» **OBJECTIVE**
Count every line that has the word "this" in it; give no more than the number.

» **INFORMATION GIVEN**
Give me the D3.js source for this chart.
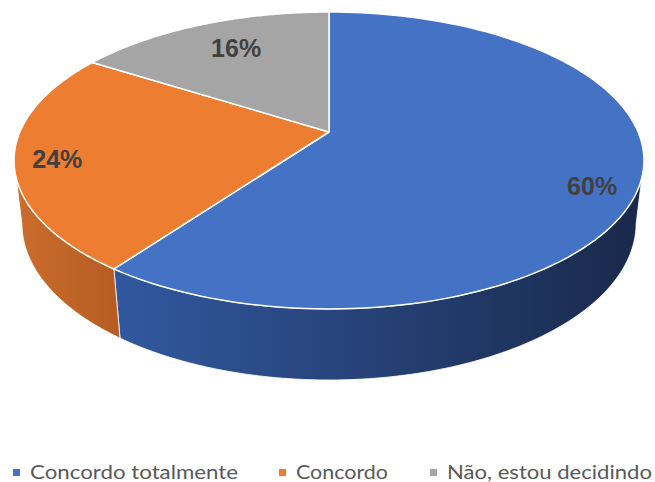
<!DOCTYPE html>
<html><head><meta charset="utf-8">
<script src="https://cdn.jsdelivr.net/npm/d3@7"></script>
<style>body{margin:0;background:#fff}</style>
</head><body>
<svg id="c" width="655" height="482"></svg>
<script>
const categories = ["Concordo totalmente", "Concordo", "Não, estou decidindo"];
const values = [60, 24, 16];
const labels = ["60%", "24%", "16%"];
const colors = ["#4472C4", "#ED7D31", "#A5A5A5"];
const sideColors = [["#31589E", "#19294B"], ["#CB6D2C", "#B55C23"], ["#858585", "#6A6A6A"]];

const svg = d3.select("#c");
// perspective projection of the pie disc
const cx = 329, cy = 132, R = 309.1, S = 143, k = 0.192, A = 63.5, B = -0.0247;
function proj(t, r, depth) {
  const X = r * Math.sin(t), Z = -r * Math.cos(t);
  const w = 1 - k * Z - (depth ? B : 0);
  return [cx + R * X / w, cy + (S * Z + (depth ? A : 0)) / w];
}
const pie = d3.pie().sort(null).value(d => d)(values);
const arcPts = (a0, a1, depth) => d3.range(0, 121).map(i => proj(a0 + (a1 - a0) * i / 120, 1, depth));

const defs = svg.append("defs");
sideColors.forEach((c, i) => {
  const g = defs.append("linearGradient").attr("id", "sg" + i)
    .attr("gradientUnits", "userSpaceOnUse")
    .attr("x1", i === 0 ? 120 : 15).attr("x2", i === 0 ? 640 : 120).attr("y1", 0).attr("y2", 0);
  g.append("stop").attr("offset", 0).attr("stop-color", c[0]);
  g.append("stop").attr("offset", 1).attr("stop-color", c[1]);
});

// visible front range of the side wall
const vis0 = Math.PI / 2 + Math.asin(k), vis1 = 1.5 * Math.PI - Math.asin(k);
const line = d3.line();
pie.forEach((p, i) => {
  const a0 = Math.max(p.startAngle, vis0), a1 = Math.min(p.endAngle, vis1);
  if (a1 <= a0) return;
  const pts = arcPts(a0, a1, false).concat(arcPts(a0, a1, true).reverse());
  svg.append("path").attr("d", line(pts) + "Z")
    .attr("fill", `url(#sg${i})`).attr("stroke", "#fff").attr("stroke-width", 1).attr("stroke-opacity", 0.8);
});

// top faces
pie.forEach((p, i) => {
  const pts = [proj(0, 0, false)].concat(arcPts(p.startAngle, p.endAngle, false));
  svg.append("path").attr("d", line(pts) + "Z")
    .attr("fill", colors[i]).attr("stroke", "#fff").attr("stroke-width", 1.5).attr("stroke-linejoin", "round");
});

// data labels
const labelR = [0.85, 0.867, 0.697], labelDy = [23, 12, 3];
pie.forEach((p, i) => {
  const m = (p.startAngle + p.endAngle) / 2;
  const [x, y] = proj(m, labelR[i], false);
  svg.append("text").attr("x", x).attr("y", y + labelDy[i])
    .attr("text-anchor", "middle")
    .attr("font-family", "'Liberation Sans', Arial, sans-serif")
    .attr("font-weight", "bold").attr("font-size", 25).attr("fill", "#404040")
    .text(labels[i]);
});

// legend
const legX = [13, 279, 430], legW = [208, 92, 205];
const lg = svg.append("g");
categories.forEach((c, i) => {
  lg.append("rect").attr("x", legX[i]).attr("y", 469).attr("width", 7).attr("height", 7).attr("fill", colors[i]);
  const t = lg.append("text").attr("x", legX[i] + 17).attr("y", 479)
    .attr("font-family", "Lato, 'Open Sans', sans-serif").attr("font-size", 18.5).attr("fill", "#595959")
    .text(c);
  const L = t.node().getComputedTextLength();
  if (Math.abs(L - legW[i]) > 3) t.attr("textLength", legW[i]).attr("lengthAdjust", "spacingAndGlyphs");
});
</script>
</body></html>
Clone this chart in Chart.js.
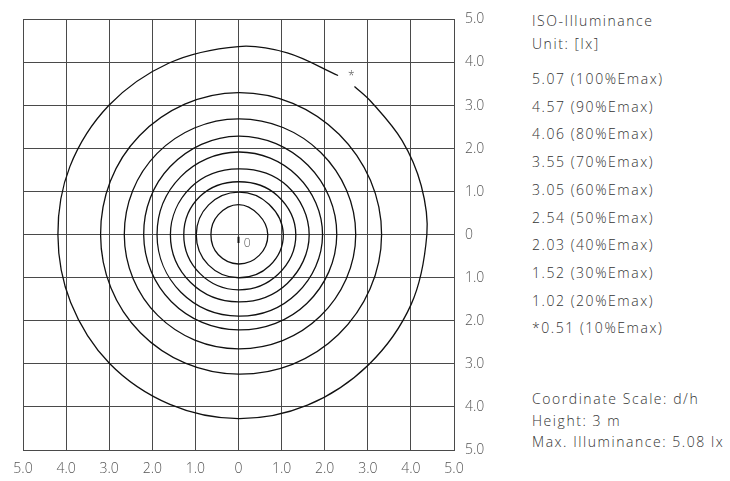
<!DOCTYPE html>
<html lang="en">
<head>
  <meta charset="UTF-8">
  <title>ISO-Illuminance</title>
  <script src="https://cdn.jsdelivr.net/npm/chart.js"></script>
  <style>
    body { margin: 0; background: #fff; }
    #wrap { position: relative; width: 730px; height: 481px; overflow: hidden; }
    #box { position: absolute; left: 0; top: 0; width: 500px; height: 481px; }
    .t { position: absolute; left: 532px; height: 20px; line-height: 20px; white-space: nowrap;
         font-family: 'Open Sans', sans-serif; font-weight: 300; font-size: 14px;
         letter-spacing: 1.55px; color: #333; }
  </style>
</head>
<body>
  <div id="wrap">
    <div id="box"><canvas id="isoChart"></canvas></div>
  </div>

  <script>
    // Axis tick labels (distance / mounting height, shown unsigned)
    const tickLabels = ['5.0', '4.0', '3.0', '2.0', '1.0', '0', '1.0', '2.0', '3.0', '4.0', '5.0'];

    // Legend: iso-lux levels
    const levelLux = ['5.07', '4.57', '4.06', '3.55', '3.05', '2.54', '2.03', '1.52', '1.02', '0.51'];
    const levelPct = [100, 90, 80, 70, 60, 50, 40, 30, 20, 10];
    const infoLines = ['Coordinate Scale: d/h', 'Height: 3 m', 'Max. Illuminance: 5.08 lx'];

    // Contour radii (d/h) read in 8 directions: E, NE, N, NW, W, SW, S, SE
    const dirAngles = [0, 45, 90, 135, 180, 225, 270, 315];
    const ring90 = [0.68, 0.66, 0.70, 0.66, 0.64, 0.66, 0.68, 0.68];
    const ring80 = [1.04, 1.00, 0.99, 0.98, 0.98, 0.99, 1.00, 1.02];
    const ring70 = [1.33, 1.28, 1.23, 1.26, 1.27, 1.27, 1.28, 1.30];
    const ring60 = [1.64, 1.60, 1.53, 1.56, 1.58, 1.57, 1.56, 1.60];
    const ring50 = [1.95, 1.93, 1.92, 1.90, 1.89, 1.89, 1.89, 1.92];
    const ring40 = [2.28, 2.28, 2.29, 2.24, 2.20, 2.20, 2.21, 2.25];
    const ring30 = [2.72, 2.70, 2.69, 2.67, 2.65, 2.65, 2.65, 2.68];
    const ring20 = [3.32, 3.30, 3.30, 3.25, 3.20, 3.22, 3.24, 3.28];

    // 10% contour: open arc, broken where its "*" label sits (52..58 deg)
    const ring10Angles = [58, 75, 90, 112, 135, 158, 180, 202, 225, 248, 270, 292, 315, 338, 360, 375, 390, 405, 412];
    const ring10 = [4.36, 4.37, 4.37, 4.30, 4.25, 4.22, 4.19, 4.20, 4.23, 4.25, 4.27, 4.27, 4.27, 4.32, 4.37, 4.39, 4.38, 4.36, 4.37];

    // 100% level: tiny mark at the centre
    const peakMarkX = [0, 0];
    const peakMarkY = [-0.05, -0.19];

    // small in-plot labels
    const noteText = ['0', '*'];
    const noteX = [0.2, 2.62];
    const noteY = [-0.2, 3.67];

    const LINE = '#111';
    const HIDE = 'rgba(0,0,0,0)';

    function toXY(angles, radii) {
      return angles.map((a, i) => ({
        x: radii[i] * Math.cos(a * Math.PI / 180),
        y: radii[i] * Math.sin(a * Math.PI / 180)
      }));
    }

    // closed ring: one extra point on each end so the spline is smooth
    // where the loop closes (those two end segments are hidden)
    function ringDataset(angles, radii) {
      const pts = toXY(angles, radii);
      const data = [pts[pts.length - 1], ...pts, pts[0], pts[1]];
      const last = data.length - 2;
      return {
        data: data,
        showLine: true,
        borderColor: LINE,
        borderWidth: 1.3,
        pointRadius: 0,
        tension: 0.375,
        segment: {
          borderColor: ctx => (ctx.p0DataIndex === 0 || ctx.p0DataIndex === last) ? HIDE : LINE
        }
      };
    }

    const datasets = [
      {
        data: toXY(ring10Angles, ring10),
        showLine: true,
        borderColor: LINE,
        borderWidth: 1.3,
        pointRadius: 0,
        tension: 0.34
      },
      ringDataset(dirAngles, ring20),
      ringDataset(dirAngles, ring30),
      ringDataset(dirAngles, ring40),
      ringDataset(dirAngles, ring50),
      ringDataset(dirAngles, ring60),
      ringDataset(dirAngles, ring70),
      ringDataset(dirAngles, ring80),
      ringDataset(dirAngles, ring90),
      {
        data: peakMarkX.map((x, i) => ({ x: x, y: peakMarkY[i] })),
        showLine: true,
        borderColor: LINE,
        borderWidth: 2,
        pointRadius: 0
      }
    ];

    const notesPlugin = {
      id: 'notes',
      afterDatasetsDraw(chart) {
        const { ctx, scales: { x, y } } = chart;
        ctx.save();
        ctx.fillStyle = '#555';
        ctx.font = "300 12px 'Open Sans', sans-serif";
        ctx.textAlign = 'center';
        ctx.textBaseline = 'middle';
        noteText.forEach((t, i) => {
          ctx.fillText(t, x.getPixelForValue(noteX[i]), y.getPixelForValue(noteY[i]));
        });
        ctx.restore();
      }
    };

    const GRID = '#4a4a4a';
    const tickFont = { family: "'Open Sans', sans-serif", size: 14, weight: '300' };

    new Chart(document.getElementById('isoChart'), {
      type: 'scatter',
      data: { datasets: datasets },
      options: {
        responsive: true,
        maintainAspectRatio: false,
        animation: false,
        layout: { padding: { left: 23, top: 13, right: 0, bottom: 0 } },
        plugins: { legend: { display: false }, tooltip: { enabled: false } },
        scales: {
          x: {
            type: 'linear', min: -5, max: 5,
            ticks: { stepSize: 1, color: '#555', font: tickFont, padding: 11,
                     maxRotation: 0, callback: (v, i) => tickLabels[i] },
            grid: { color: GRID, lineWidth: 1, drawTicks: false },
            border: { color: GRID, width: 1 },
            afterFit: s => { s.height = 31; }
          },
          y: {
            type: 'linear', position: 'right', min: -5, max: 5,
            ticks: { stepSize: 1, color: '#555', font: tickFont, padding: 11,
                     callback: (v, i) => tickLabels[i] },
            grid: { color: GRID, lineWidth: 1, drawTicks: false },
            border: { color: GRID, width: 1 },
            afterFit: s => { s.width = 46; }
          }
        }
      },
      plugins: [notesPlugin]
    });

    // text block on the right
    const wrap = document.getElementById('wrap');
    function addLine(text, cy) {
      const d = document.createElement('div');
      d.className = 't';
      d.style.top = (cy - 10) + 'px';
      d.textContent = text;
      wrap.appendChild(d);
    }
    addLine('ISO-Illuminance', 21);
    addLine('Unit: [lx]', 44);
    levelLux.forEach((v, i) => {
      const star = levelPct[i] === 10 ? '*' : '';
      addLine(star + v + ' (' + levelPct[i] + '%Emax)', 79 + i * 27.7);
    });
    infoLines.forEach((t, i) => addLine(t, 399 + i * 21.5));
  </script>
</body>
</html>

» **RESULT BELOW**
2